Du meurtre des animaux

Du meurtre des animaux

12 Oct, 2018

Cet article fut publié pour la première fois par W.Q. Judge dans le Path de mars 1892, sous le titre “About Killing Animals”. Traduit dans la revue Théosophie, Volume 5, N°6.


Un correspondant demande : « Voudriez-vous avoir l’obligeance de m’expliquer pourquoi, si vous trouvez mal de tuer un insecte nuisible, il est juste d’abattre de plus gros animaux pour se nourrir ? »

Je ne me souviens pas d’avoir dit qu’il était mal de tuer un insecte nuisible ; aussi on ne peut donc pas tirer de conclusion d’après cela concernant le fait de se nourrir de chair animale.

Les questions de bien et de mal sont plus ou moins confuses sur ce sujet. Si l’on dit qu’il est moralement mal de tuer un insecte, il s’ensuit qu’il est mal de vivre, puisque dans l’air que nous respirons et l’eau que nous buvons, il y a des millions d’animaux plus compliqués comme structure que certains insectes. Bien qu’on les appelle infusoires et animalcules, ce sont néanmoins des êtres vivants et mobiles. Nous les aspirons, et à l’instant même, ils sont détruits jusqu’au dernier. Cesserons-nous de vivre pour cela ? Toute la vie est un combat, une destruction et un compromis, tant que nous restons sur le plan matériel. En tant qu’êtres humains, nous devons continuer à vivre, tandis que dans notre sentier de destruction des millions d’êtres sont mis à mort continuellement. Même en vivant et en gagnant notre vie, chacun d’entre nous empêche quelqu’un d’autre de faire de même, qui, si nous étions morts pourrait prendre notre place. Mais si nous abandonnions le combat – en fussions-nous capables – les buts de l’évolution ne pourraient être atteints. Nous devons donc rester et endurer ce que Karma nous réserve du fait des morts nécessaires que nous occasionnons.
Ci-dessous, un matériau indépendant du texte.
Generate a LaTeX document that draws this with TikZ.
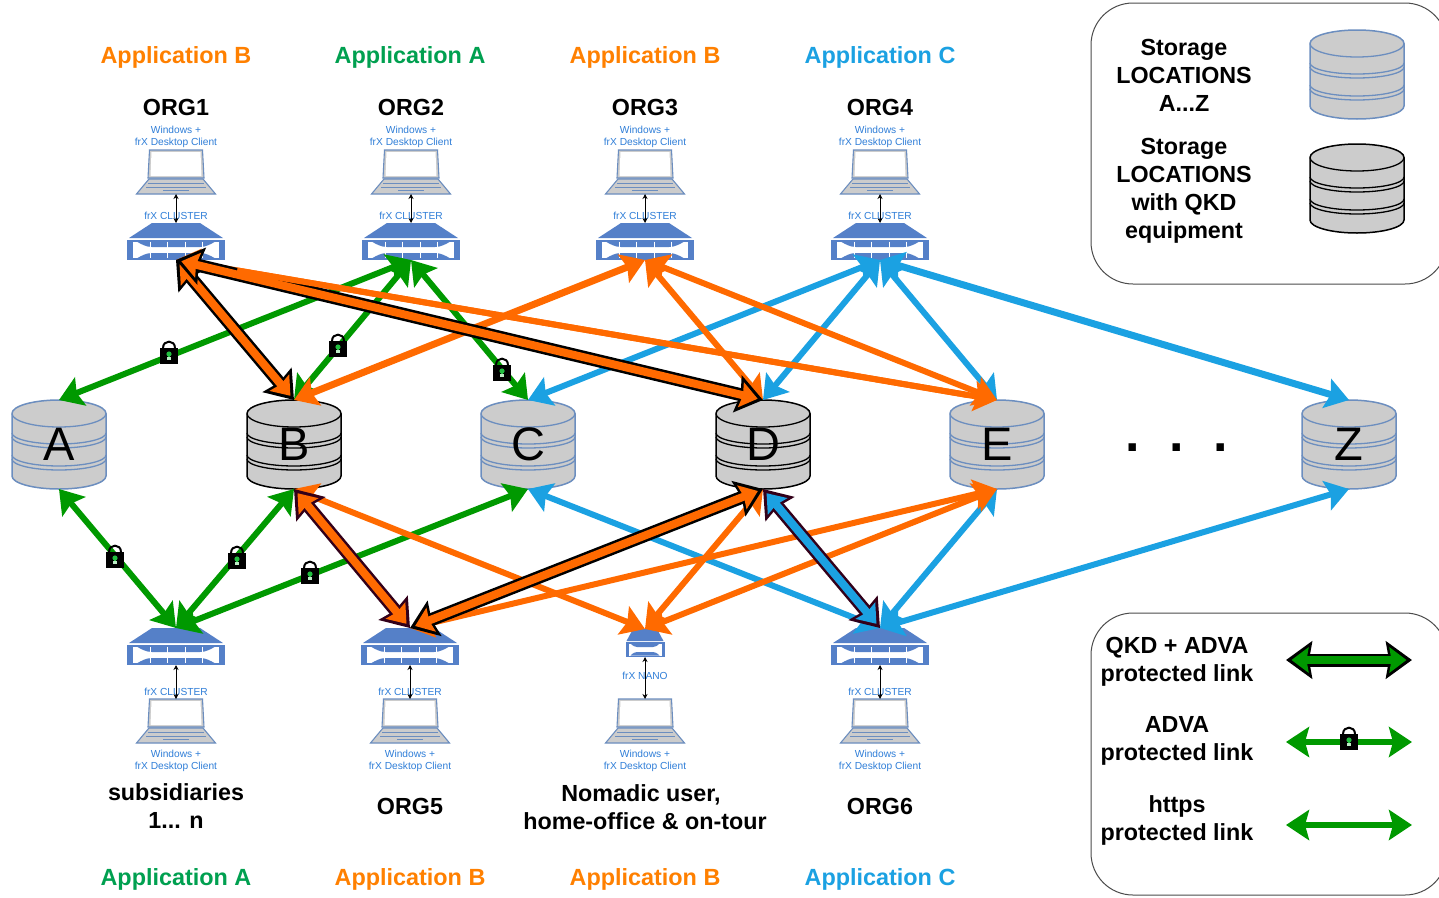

La vraie attitude me paraît donc être la suivante : admettre que dans certaines circonstances, à certains stades d’évolution, nous ne pouvons-nous empêcher de faire un certain tort aux autres. Ainsi, pendant que nous vivons, nous devons manger, certains de la viande et d’autres des légumes. Aucun des deux n’a entièrement raison, ni complètement tort. Cela devient une faute lorsque délibérément, sans besoin réel, nous détruisons des vies d’animaux ou d’insectes. Ainsi, l’homme qui est né dans une famille où, depuis des générations on mange de la viande, et qui lui-même se nourrit de la chair d’animaux abattus, est moins coupable que la femme qui, bien que végétarienne, porte sur son chapeau des plumes d’oiseaux massacrés, car il n’était pas nécessaire à son existence de se couvrir de ces ornements. De même l’épicurien qui flatte son palais par de nombreux plats de viande inutiles à son alimentation, se trouve dans un cas identique à celui de la femme qui porte des plumes d’oiseaux. Et si nous considérons les souliers, les harnais, les brides, les portefeuilles et autres objets de cuir, fait de la peau d’animaux abattus, dirons-nous qu’il faille les supprimer ? Ceux qui s’en servent ont-ils tort ? Chacun doit répondre pour lui. Ou encore, si nous vivons près du pôle Nord, nous serions obligés de nous nourrir de viande et de graisse d’ours et de loups. L’homme comme tous les êtres matériels, vit au dépends d’autres êtres. Notre mort même est provoquée par la défaite d’une classe de microbes qui sont dévorés par d’autres, et qui, à leur tour, changent de camp, et finissent par s’entre-dévorer.